Keep the images out and copy every entry below exactly.

(Entries with chart source code)

# # # # #

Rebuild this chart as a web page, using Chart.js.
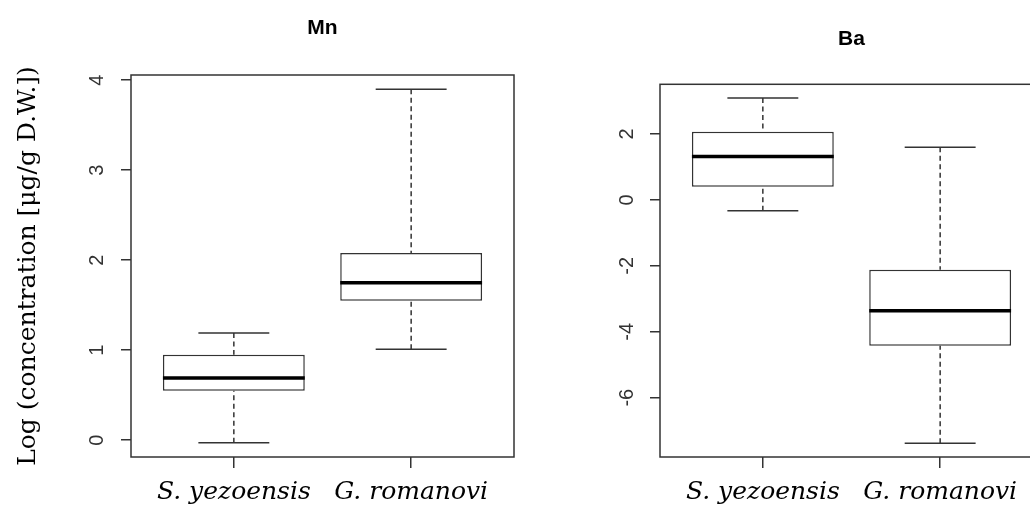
<!DOCTYPE html>
<html>
<head>
<meta charset="utf-8">
<title>Mn / Ba</title>
<script src="https://cdn.jsdelivr.net/npm/chart.js@4/dist/chart.umd.min.js"></script>
<style>
html, body { margin: 0; padding: 0; background: #fff; width: 1030px; height: 512px; overflow: hidden; }
#mnBox { position: absolute; left: 0; top: 0; }
#baBox { position: absolute; left: 520px; top: 0; }
</style>
</head>
<body>
<canvas id="mnBox" width="520" height="512"></canvas>
<canvas id="baBox" width="530" height="512"></canvas>
<script>
// groups on the x axis
var species = ['S. yezoensis', 'G. romanovi'];

// Mn, log concentration
var mnLow = [-0.03, 1.01];
var mnQ1 = [0.55, 1.55];
var mnMedian = [0.69, 1.75];
var mnQ3 = [0.95, 2.08];
var mnHigh = [1.19, 3.90];
var mnTicks = [0, 1, 2, 3, 4];

// Ba, log concentration
var baLow = [-0.33, -7.38];
var baQ1 = [0.40, -4.42];
var baMedian = [1.32, -3.36];
var baQ3 = [2.07, -2.12];
var baHigh = [3.09, 1.60];
var baTicks = [-6, -4, -2, 0, 2];

var lineCol = '#333';

// whiskers, staples, medians and the frame round the plot region
function boxParts(low, med, high) {
	return {
		id: 'boxParts',
		beforeDatasetsDraw: function(chart) {
			var ctx = chart.ctx, xs = chart.scales.x, ys = chart.scales.y;
			var meta = chart.getDatasetMeta(0);
			ctx.save();
			ctx.strokeStyle = lineCol;
			ctx.lineWidth = 1.5;
			for (var i = 0; i < species.length; i++) {
				var q1 = meta._parsed[i]._custom.barStart;
				var q3 = meta._parsed[i]._custom.barEnd;
				var cx = xs.getPixelForValue(i + 1);
				ctx.setLineDash([5, 3.5]);
				ctx.beginPath();
				ctx.moveTo(cx, ys.getPixelForValue(high[i]));
				ctx.lineTo(cx, ys.getPixelForValue(Math.max(q1, q3)));
				ctx.moveTo(cx, ys.getPixelForValue(low[i]));
				ctx.lineTo(cx, ys.getPixelForValue(Math.min(q1, q3)));
				ctx.stroke();
				ctx.setLineDash([]);
				ctx.beginPath();
				ctx.moveTo(xs.getPixelForValue(i + 0.8), ys.getPixelForValue(high[i]));
				ctx.lineTo(xs.getPixelForValue(i + 1.2), ys.getPixelForValue(high[i]));
				ctx.moveTo(xs.getPixelForValue(i + 0.8), ys.getPixelForValue(low[i]));
				ctx.lineTo(xs.getPixelForValue(i + 1.2), ys.getPixelForValue(low[i]));
				ctx.stroke();
			}
			ctx.restore();
		},
		afterDatasetsDraw: function(chart) {
			var ctx = chart.ctx, xs = chart.scales.x, ys = chart.scales.y;
			var a = chart.chartArea;
			ctx.save();
			ctx.strokeStyle = '#000';
			ctx.lineWidth = 3.5;
			ctx.beginPath();
			for (var i = 0; i < species.length; i++) {
				var y = ys.getPixelForValue(med[i]);
				ctx.moveTo(xs.getPixelForValue(i + 0.6), y);
				ctx.lineTo(xs.getPixelForValue(i + 1.4), y);
			}
			ctx.stroke();
			ctx.strokeStyle = lineCol;
			ctx.lineWidth = 1.5;
			ctx.strokeRect(a.left, a.top, a.right - a.left, a.bottom - a.top);
			ctx.restore();
		}
	};
}

// R pads the data range by 4% on each side
function padRange(low, high) {
	var lo = Math.min.apply(null, low), hi = Math.max.apply(null, high);
	var d = (hi - lo) * 0.04;
	return [lo - d, hi + d];
}

function drawPanel(id, name, low, q1, med, q3, high, yTicks, lay) {
	var yr = padRange(low, high);
	var boxes = species.map(function(s, i) {
		return { x: i + 1, y: [q1[i], q3[i]] };
	});
	return new Chart(document.getElementById(id), {
		type: 'bar',
		data: {
			datasets: [{
				data: boxes,
				backgroundColor: '#fff',
				borderColor: lineCol,
				borderWidth: 1.5,
				borderSkipped: false,
				barPercentage: 0.8,
				categoryPercentage: 1.0
			}]
		},
		options: {
			responsive: false,
			animation: false,
			layout: { padding: { left: 0, top: 0, right: lay.right, bottom: 0 } },
			plugins: {
				legend: { display: false },
				tooltip: { enabled: false },
				title: {
					display: true,
					fullSize: false,
					text: name,
					color: '#000',
					font: { family: 'Liberation Sans', size: 21, weight: 'bold' },
					padding: { top: lay.titleTop, bottom: lay.titleBottom }
				}
			},
			scales: {
				x: {
					type: 'linear',
					offset: false,
					min: 0.42,
					max: 2.58,
					afterBuildTicks: function(sc) {
						sc.ticks = species.map(function(s, i) { return { value: i + 1 }; });
					},
					afterFit: function(sc) { sc.height = lay.xHeight; },
					border: { display: false },
					grid: { offset: false, drawOnChartArea: false, drawTicks: true, tickLength: 11, color: lineCol, lineWidth: 1.5 },
					ticks: {
						autoSkip: false,
						maxRotation: 0,
						padding: 9,
						color: '#000',
						font: { family: 'DejaVu Serif', style: 'italic', size: 25 },
						callback: function(v) { return species[v - 1]; }
					}
				},
				y: {
					type: 'linear',
					min: yr[0],
					max: yr[1],
					afterBuildTicks: function(sc) {
						sc.ticks = yTicks.map(function(v) { return { value: v }; });
					},
					afterFit: function(sc) { sc.width = lay.yWidth; },
					border: { display: false },
					grid: { drawOnChartArea: false, drawTicks: true, tickLength: 10, color: lineCol, lineWidth: 1.5 },
					ticks: {
						minRotation: 90,
						maxRotation: 90,
						crossAlign: 'center',
						padding: lay.yPad,
						color: '#333',
						font: { family: 'Liberation Sans', size: 20 }
					},
					title: {
						display: lay.yTitle,
						text: 'Log (concentration [μg/g D.W.])',
						color: '#000',
						font: { family: 'DejaVu Serif', size: 25 },
						padding: { top: 13, bottom: 0 }
					}
				}
			}
		},
		plugins: [boxParts(low, med, high)]
	});
}

drawPanel('mnBox', 'Mn', mnLow, mnQ1, mnMedian, mnQ3, mnHigh, mnTicks,
	{ right: 6, titleTop: 15.7, titleBottom: 34.1, xHeight: 55, yWidth: 131, yPad: 18, yTitle: true });
drawPanel('baBox', 'Ba', baLow, baQ1, baMedian, baQ3, baHigh, baTicks,
	{ right: 7, titleTop: 27.1, titleBottom: 32, xHeight: 55, yWidth: 140, yPad: 14, yTitle: false });
</script>
</body>
</html>
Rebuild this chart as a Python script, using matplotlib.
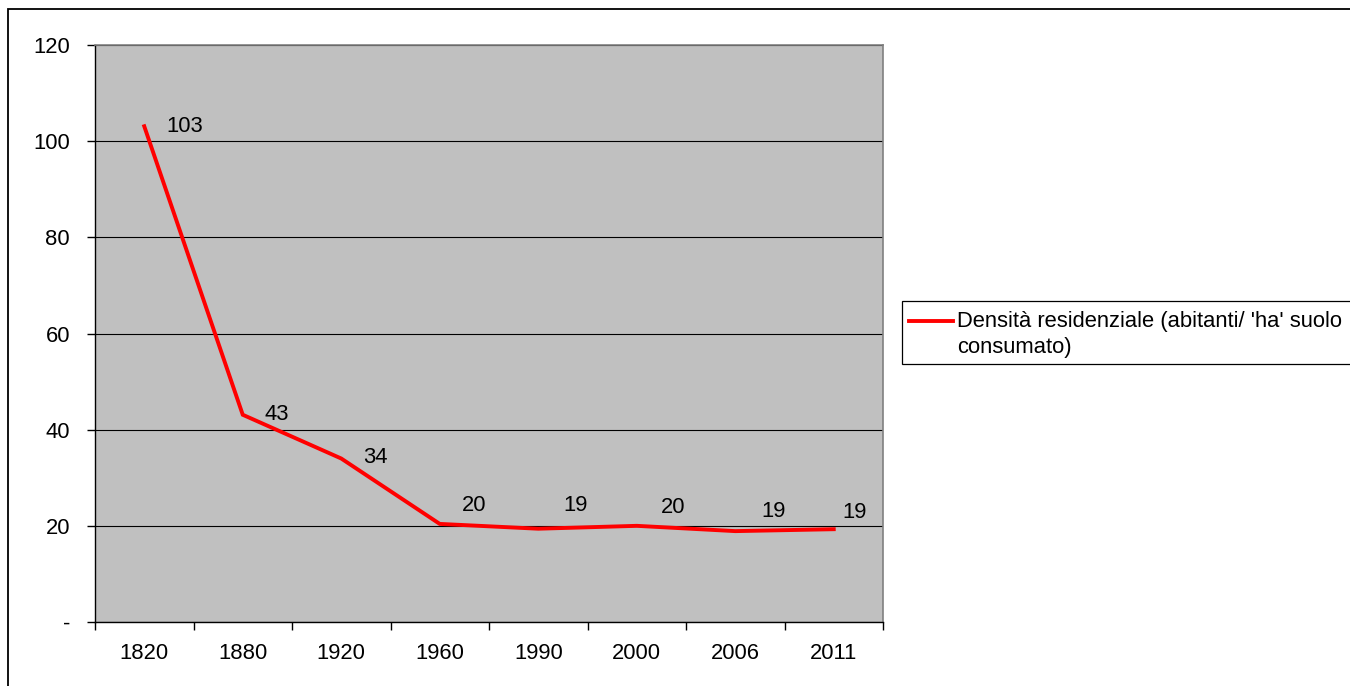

# # # # #

Solution for this problem:
Rebuild this chart as a web page, using Chart.js.
<!DOCTYPE html>
<html>
<head>
<meta charset="utf-8">
<title>Mn / Ba</title>
<script src="https://cdn.jsdelivr.net/npm/chart.js@4/dist/chart.umd.min.js"></script>
<style>
html, body { margin: 0; padding: 0; background: #fff; width: 1030px; height: 512px; overflow: hidden; }
#mnBox { position: absolute; left: 0; top: 0; }
#baBox { position: absolute; left: 520px; top: 0; }
</style>
</head>
<body>
<canvas id="mnBox" width="520" height="512"></canvas>
<canvas id="baBox" width="530" height="512"></canvas>
<script>
// groups on the x axis
var species = ['S. yezoensis', 'G. romanovi'];

// Mn, log concentration
var mnLow = [-0.03, 1.01];
var mnQ1 = [0.55, 1.55];
var mnMedian = [0.69, 1.75];
var mnQ3 = [0.95, 2.08];
var mnHigh = [1.19, 3.90];
var mnTicks = [0, 1, 2, 3, 4];

// Ba, log concentration
var baLow = [-0.33, -7.38];
var baQ1 = [0.40, -4.42];
var baMedian = [1.32, -3.36];
var baQ3 = [2.07, -2.12];
var baHigh = [3.09, 1.60];
var baTicks = [-6, -4, -2, 0, 2];

var lineCol = '#333';

// whiskers, staples, medians and the frame round the plot region
function boxParts(low, med, high) {
	return {
		id: 'boxParts',
		beforeDatasetsDraw: function(chart) {
			var ctx = chart.ctx, xs = chart.scales.x, ys = chart.scales.y;
			var meta = chart.getDatasetMeta(0);
			ctx.save();
			ctx.strokeStyle = lineCol;
			ctx.lineWidth = 1.5;
			for (var i = 0; i < species.length; i++) {
				var q1 = meta._parsed[i]._custom.barStart;
				var q3 = meta._parsed[i]._custom.barEnd;
				var cx = xs.getPixelForValue(i + 1);
				ctx.setLineDash([5, 3.5]);
				ctx.beginPath();
				ctx.moveTo(cx, ys.getPixelForValue(high[i]));
				ctx.lineTo(cx, ys.getPixelForValue(Math.max(q1, q3)));
				ctx.moveTo(cx, ys.getPixelForValue(low[i]));
				ctx.lineTo(cx, ys.getPixelForValue(Math.min(q1, q3)));
				ctx.stroke();
				ctx.setLineDash([]);
				ctx.beginPath();
				ctx.moveTo(xs.getPixelForValue(i + 0.8), ys.getPixelForValue(high[i]));
				ctx.lineTo(xs.getPixelForValue(i + 1.2), ys.getPixelForValue(high[i]));
				ctx.moveTo(xs.getPixelForValue(i + 0.8), ys.getPixelForValue(low[i]));
				ctx.lineTo(xs.getPixelForValue(i + 1.2), ys.getPixelForValue(low[i]));
				ctx.stroke();
			}
			ctx.restore();
		},
		afterDatasetsDraw: function(chart) {
			var ctx = chart.ctx, xs = chart.scales.x, ys = chart.scales.y;
			var a = chart.chartArea;
			ctx.save();
			ctx.strokeStyle = '#000';
			ctx.lineWidth = 3.5;
			ctx.beginPath();
			for (var i = 0; i < species.length; i++) {
				var y = ys.getPixelForValue(med[i]);
				ctx.moveTo(xs.getPixelForValue(i + 0.6), y);
				ctx.lineTo(xs.getPixelForValue(i + 1.4), y);
			}
			ctx.stroke();
			ctx.strokeStyle = lineCol;
			ctx.lineWidth = 1.5;
			ctx.strokeRect(a.left, a.top, a.right - a.left, a.bottom - a.top);
			ctx.restore();
		}
	};
}

// R pads the data range by 4% on each side
function padRange(low, high) {
	var lo = Math.min.apply(null, low), hi = Math.max.apply(null, high);
	var d = (hi - lo) * 0.04;
	return [lo - d, hi + d];
}

function drawPanel(id, name, low, q1, med, q3, high, yTicks, lay) {
	var yr = padRange(low, high);
	var boxes = species.map(function(s, i) {
		return { x: i + 1, y: [q1[i], q3[i]] };
	});
	return new Chart(document.getElementById(id), {
		type: 'bar',
		data: {
			datasets: [{
				data: boxes,
				backgroundColor: '#fff',
				borderColor: lineCol,
				borderWidth: 1.5,
				borderSkipped: false,
				barPercentage: 0.8,
				categoryPercentage: 1.0
			}]
		},
		options: {
			responsive: false,
			animation: false,
			layout: { padding: { left: 0, top: 0, right: lay.right, bottom: 0 } },
			plugins: {
				legend: { display: false },
				tooltip: { enabled: false },
				title: {
					display: true,
					fullSize: false,
					text: name,
					color: '#000',
					font: { family: 'Liberation Sans', size: 21, weight: 'bold' },
					padding: { top: lay.titleTop, bottom: lay.titleBottom }
				}
			},
			scales: {
				x: {
					type: 'linear',
					offset: false,
					min: 0.42,
					max: 2.58,
					afterBuildTicks: function(sc) {
						sc.ticks = species.map(function(s, i) { return { value: i + 1 }; });
					},
					afterFit: function(sc) { sc.height = lay.xHeight; },
					border: { display: false },
					grid: { offset: false, drawOnChartArea: false, drawTicks: true, tickLength: 11, color: lineCol, lineWidth: 1.5 },
					ticks: {
						autoSkip: false,
						maxRotation: 0,
						padding: 9,
						color: '#000',
						font: { family: 'DejaVu Serif', style: 'italic', size: 25 },
						callback: function(v) { return species[v - 1]; }
					}
				},
				y: {
					type: 'linear',
					min: yr[0],
					max: yr[1],
					afterBuildTicks: function(sc) {
						sc.ticks = yTicks.map(function(v) { return { value: v }; });
					},
					afterFit: function(sc) { sc.width = lay.yWidth; },
					border: { display: false },
					grid: { drawOnChartArea: false, drawTicks: true, tickLength: 10, color: lineCol, lineWidth: 1.5 },
					ticks: {
						minRotation: 90,
						maxRotation: 90,
						crossAlign: 'center',
						padding: lay.yPad,
						color: '#333',
						font: { family: 'Liberation Sans', size: 20 }
					},
					title: {
						display: lay.yTitle,
						text: 'Log (concentration [μg/g D.W.])',
						color: '#000',
						font: { family: 'DejaVu Serif', size: 25 },
						padding: { top: 13, bottom: 0 }
					}
				}
			}
		},
		plugins: [boxParts(low, med, high)]
	});
}

drawPanel('mnBox', 'Mn', mnLow, mnQ1, mnMedian, mnQ3, mnHigh, mnTicks,
	{ right: 6, titleTop: 15.7, titleBottom: 34.1, xHeight: 55, yWidth: 131, yPad: 18, yTitle: true });
drawPanel('baBox', 'Ba', baLow, baQ1, baMedian, baQ3, baHigh, baTicks,
	{ right: 7, titleTop: 27.1, titleBottom: 32, xHeight: 55, yWidth: 140, yPad: 14, yTitle: false });
</script>
</body>
</html>
Rebuild this chart as a Python script, using matplotlib.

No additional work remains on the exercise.